The root of Tony Stark’s sleepless nights and tortured nightmares is the increasing sense of helplessness he feels to properly protect what he loves. Ever since he came face to face with dozens of alien soldiers in New York city last year, he’s realized that there are threats that are bigger than even he ever thought possible. Sure he and his Avenger buddies vanquished those guys back to whatever galaxy they came from, but what else is waiting out there for just the right time to attack the planet and, more importantly, will anyone be able to stop them next time? To establish some semblance of control in his life, he decides to take on an enemy he can understand, a terrorist known to the world as The Mandarin (played by Ben Kingsley, with more range and commitment than I’ve seen from him in a decade). With Stark not at his best, The Mandarin is able to set him so far back upon his path that he must practically start from scratch. Finding himself stranded in middle America with no armor to protect him, Stark learns what it means to put one foot in front of the other and come back from extinction. It’s sort of like IRON MAN unplugged almost. Sometimes you have to strip away all the distraction to get back to the soul of the song.

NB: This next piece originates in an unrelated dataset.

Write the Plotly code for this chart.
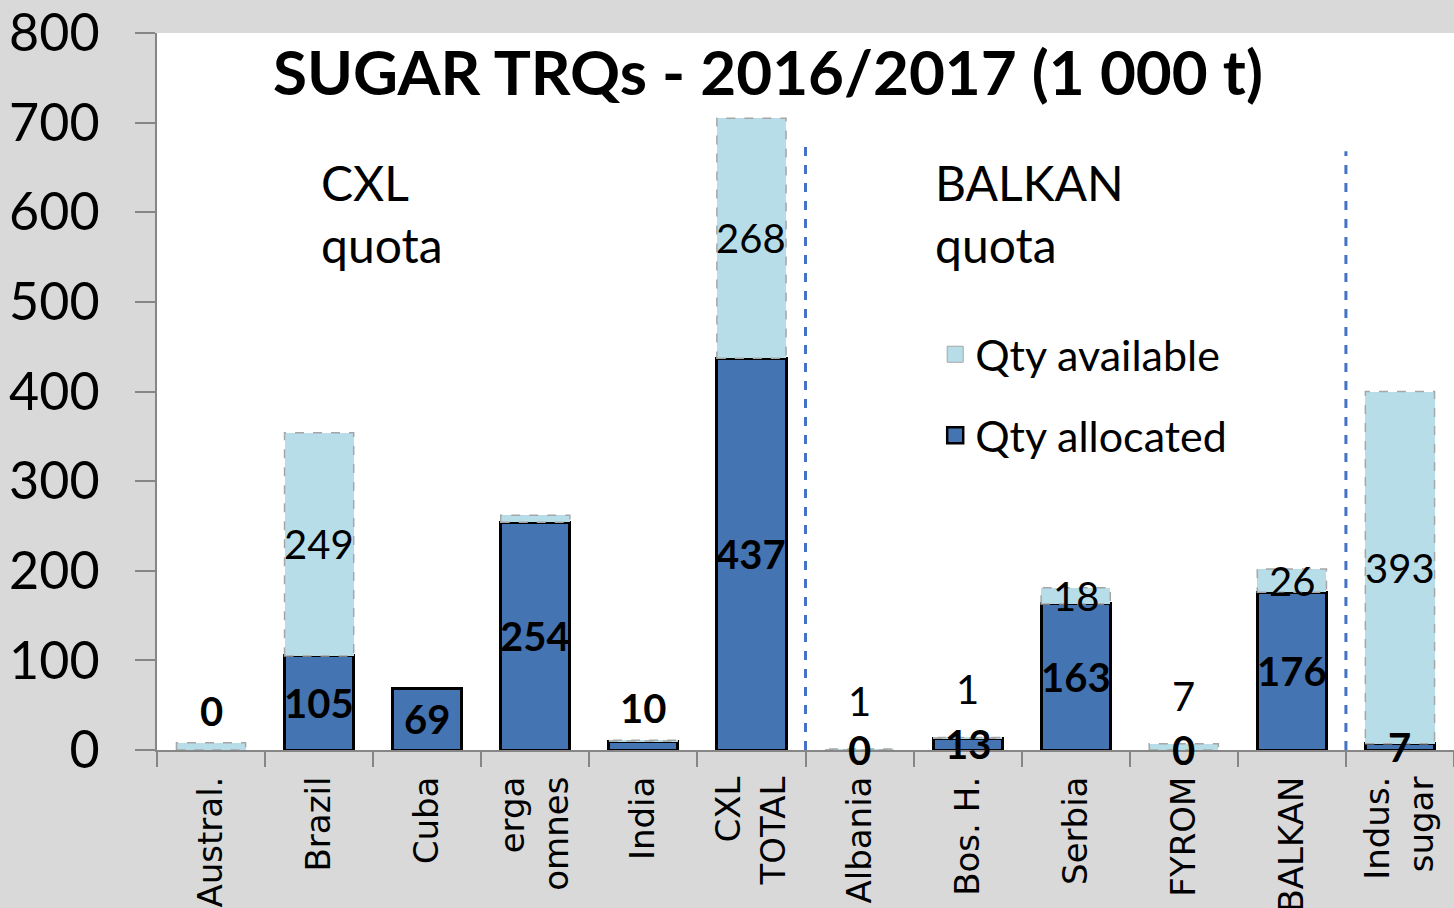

There is a great deal of fresh blood pumping through the IRON MAN veins in this third installment, which could account for its revitalized tone. Shane Black, who came to fame for writing LETHAL WEAPON and essentially rewriting the action genre as we know it, takes over from Jon Favreau, who directed the first two IRON MAN entries (and appears again on screen as Happy Hogan, Stark’s unnecessary bodyguard). Black got into the directing game with KISS KISS BANG BANG in 2005, a film that helped Downey Jr. himself get his troubled career back on track. And even though he hasn’t directed a single thing since, let alone anything anywhere near as large as IRON MAN 3, Black manages to push our hero to great depths of despair without piling on heaps of self pity at the same time. The threats against Iron Man are stacked so high, that he has to dig deeper than he ever has before, to be the most super of super heroes he can possibly be in order to survive them. What then in turn endears him further to us, is that the strength he finds doesn’t come from the iron this time around, but rather from digging deeper within the man himself.